On-Page SEO: A Step-by-Step Guide for Small Business Owners

On-Page SEO: A Step-by-Step Guide for Small Business Owners

You control the details that help search engines understand and rank your pages. Start by picking three pages that matter most, such as your homepage, main service page, and contact page, then work through the fixes below in order.

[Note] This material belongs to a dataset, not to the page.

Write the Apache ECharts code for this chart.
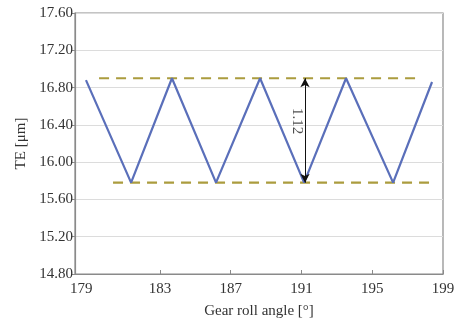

Review the Pages You Already Rank For

Open Google Search Console and note which pages already receive impressions. Export the list and open each one in a new tab. Check whether the current title and first paragraph still match what people searched. A page titled only “Services” loses ground to one that names the exact service and city.

Fix Title Tags First

Keep titles between 50 and 60 characters. Place the main keyword near the front, add a secondary detail, and finish with your brand name. Use this pattern on every key page.

Page type Before After
Plumbing service Services Leak Repair & Drain Cleaning in Austin | Smith Plumbing
Product page Blue Widget Blue Widget 2024 Model – Same-Day Shipping

Update the titles in your CMS, then request re-indexing in Search Console for the changed URLs.

Strengthen Headings and First Paragraphs

Use one H1 per page that matches the title. Follow with H2s that break the topic into clear sections. Put the core answer in the first 100 words so readers and crawlers both see it quickly. For example, a bakery page should name its signature item and location in that opening paragraph rather than starting with a welcome message.

Handle Images and File Names

  • Replace generic file names such as IMG_4721.jpg with descriptive ones like austin-croissant-display.jpg.
  • Write alt text that describes what the image shows and includes the page topic once, not in every image.
  • Compress images under 150 KB before upload so load time stays under three seconds on mobile.

These changes alone often lift pages that previously ranked on page two.

Connect Pages with Internal Links

From every service page, link to the matching location page and one or two related blog posts using exact phrases readers would recognize. Limit new links to three per section so none get buried. Re-check the same pages in Search Console after two weeks to see whether click-through rates and average position improved.